How to compare personal loans and credit cards
- Interest rates. If you compare interest rates, generally personal loans are cheaper. The true cost is reflected in the APR, as you need to consider any fees as well.
- Fees. Personal loans may come with an application fee or origination fee, among other fee types. Credit cards usually just have the annual fee, if there’s a fee at all.
- Your financial situation. If you have good control over your spending and you regularly follow your budget, then a credit card could be suitable and even help you earn money through rewards and cash back. On the other hand, a personal loan offers the structure some people may need to repay debt timely.
How interest is calculated: Credit card vs. personal loan
Credit cards and personal loans might both come with APRs. But it doesn’t quite work the same way. With a personal loan, you’ll typically pay a percentage of your loan principal in interest each month — this amount can vary, especially if your loan is amortized.

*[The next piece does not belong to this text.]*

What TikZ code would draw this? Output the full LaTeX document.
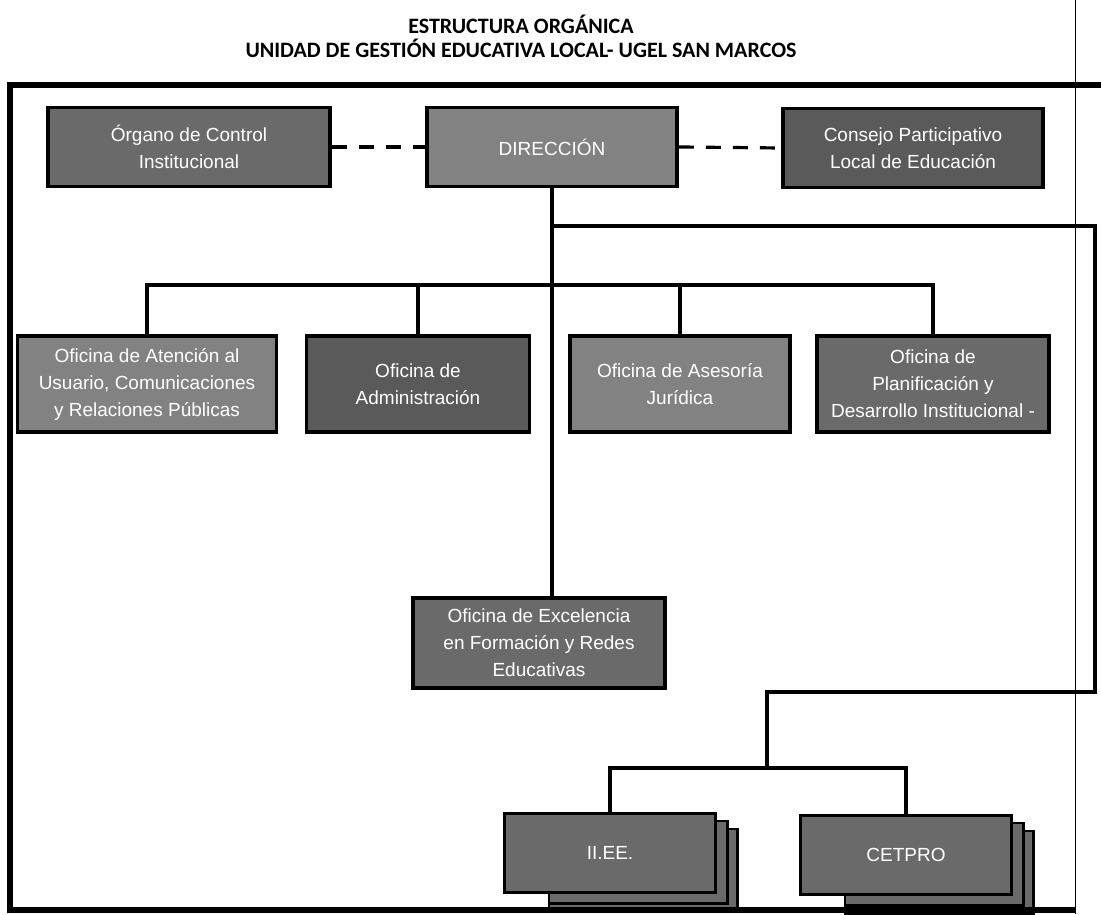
\documentclass[tikz,border=0pt]{standalone}
\usepackage{fontspec}
\setmainfont{Liberation Sans}
\newfontfamily\titlefont{Carlito}
\usetikzlibrary{backgrounds}
\definecolor{cajagris}{HTML}{6A6A6A}
\definecolor{cajaclara}{HTML}{828282}

\begin{document}
\begin{tikzpicture}[x=0.5pt, y=-0.5pt,
    caja/.style={draw=black, line width=1.8pt, fill=cajagris, text=white, align=center, inner sep=2pt,
        font=\fontsize{9.5}{13.5}\selectfont},
    capa/.style={draw=black, line width=1.2pt, fill=cajagris},
    conector/.style={line width=1.6pt},
    marco/.style={line width=3.3pt}]
            \useasboundingbox (0,0) rectangle (1101,914);
            \node[font=\titlefont\bfseries\fontsize{11}{12}\selectfont, align=center] (titulo) at (521,36)
                {ESTRUCTURA ORGÁNICA\\UNIDAD DE GESTIÓN EDUCATIVA LOCAL- UGEL SAN MARCOS};
            \draw[marco] (1101,85) -- (10,85) -- (10,910) -- (1075,910);
            \draw[line width=0.5pt] (1075,0) -- (1075,914);
            \node[caja, minimum width=141pt, minimum height=39.5pt] (organo) at (189,147) {Órgano de Control\\Institucional};
            \node[caja, fill=cajaclara, minimum width=125pt, minimum height=39.5pt] (direccion) at (552,147) {DIRECCIÓN};
            \node[caja, fill=cajagris!85!black, minimum width=130pt, minimum height=39.5pt] (consejo) at (913,148) {Consejo Participativo\\Local de Educación};
            \node[caja, fill=cajaclara, minimum width=129.5pt, minimum height=48pt] (atencion) at (147,384) {Oficina de Atención al\\Usuario, Comunicaciones\\y Relaciones Públicas};
            \node[caja, fill=cajagris!85!black, minimum width=111.5pt, minimum height=48pt] (admin) at (418,384) {Oficina de\\Administración};
            \node[caja, fill=cajaclara, minimum width=110pt, minimum height=48pt] (juridica) at (680,384) {Oficina de Asesoría\\Jurídica};
            \node[caja, minimum width=116pt, minimum height=48pt] (planif) at (933,384) {Oficina de\\Planificación y\\Desarrollo Institucional -};
            \node[caja, minimum width=126pt, minimum height=45pt] (excelencia) at (539,643) {Oficina de Excelencia\\en Formación y Redes\\Educativas};
            \node[caja, minimum width=105.5pt, minimum height=39.5pt] (iiee) at (610,853) {II.EE.};
            \node[caja, minimum width=105.5pt, minimum height=39.5pt] (cetpro) at (906,855) {CETPRO};
            \begin{scope}[on background layer]
                \foreach \n in {iiee,cetpro} {
                    \draw[capa] ([xshift=23pt,yshift=-8.5pt]\n.south west) rectangle ([xshift=10pt,yshift=-8.5pt]\n.north east);
                    \draw[capa] ([xshift=23pt,yshift=-4.5pt]\n.south west) rectangle ([xshift=5pt,yshift=-4.5pt]\n.north east);
                }
            \end{scope}
            \coordinate (bus) at (0,285);
            \coordinate (ramaA) at (1095,226);
            \coordinate (ramaB) at (1095,692);
            \coordinate (ramaC) at (767,692);
            \coordinate (ramaD) at (767,768);
            \draw[conector, dash pattern=on 7.5pt off 6pt] (organo.east) -- (direccion.west);
            \draw[conector, dash pattern=on 7.5pt off 6pt] (direccion.east) -- (consejo.west);
            \draw[conector] (direccion.south) -- (direccion.south |- excelencia.north);
            \draw[conector] (atencion.north) -- (atencion.north |- bus) -- (planif.north |- bus) -- (planif.north);
            \draw[conector] (admin.north) -- (admin.north |- bus);
            \draw[conector] (juridica.north) -- (juridica.north |- bus);
            \draw[conector] (direccion.south |- ramaA) -- (ramaA) -- (ramaB) -- (ramaC) -- (ramaD);
            \draw[conector] (iiee.north) -- (iiee.north |- ramaD) -- (cetpro.north |- ramaD) -- (cetpro.north);
        \end{tikzpicture}
\end{document}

With a credit card, you can effectively avoid paying interest if you’re able to pay off your balance each month. You’ll only pay interest when you have a balance that takes more than a month to pay off — which can take less time than a personal loan. So while credit card rates might be higher, they also come with the option of completely avoiding interest payments.
Using a personal loan or credit card to consolidate debt
Debt consolidation involves merging multiple debts into one loan or credit card. It simplifies your monthly payments and could save you money if you find a lower interest rate. There are two main ways to do this: With a debt consolidation loan or a balance transfer credit card.
- Debt consolidation loans are term loans used to pay off any kind of debt at a lower interest rate. Your lender either gives you the money to pay off your debt, or — more likely — asks for your payment information to do it for you.
- Balance transfer credit cards allow you to transfer all of credit card debt to onto a new card with a lower rate. They usually charge a one-time transfer fee, on top of annual fees, and often offer introductory rates that can be as low as 0%.
Personal loans and credit cards are two forms of borrowing that both offer attractive benefits and some notable drawbacks. Which you choose is ultimately up to you, and many people have used both at different points for different purposes. Be sure to compare your options to make an informed decision.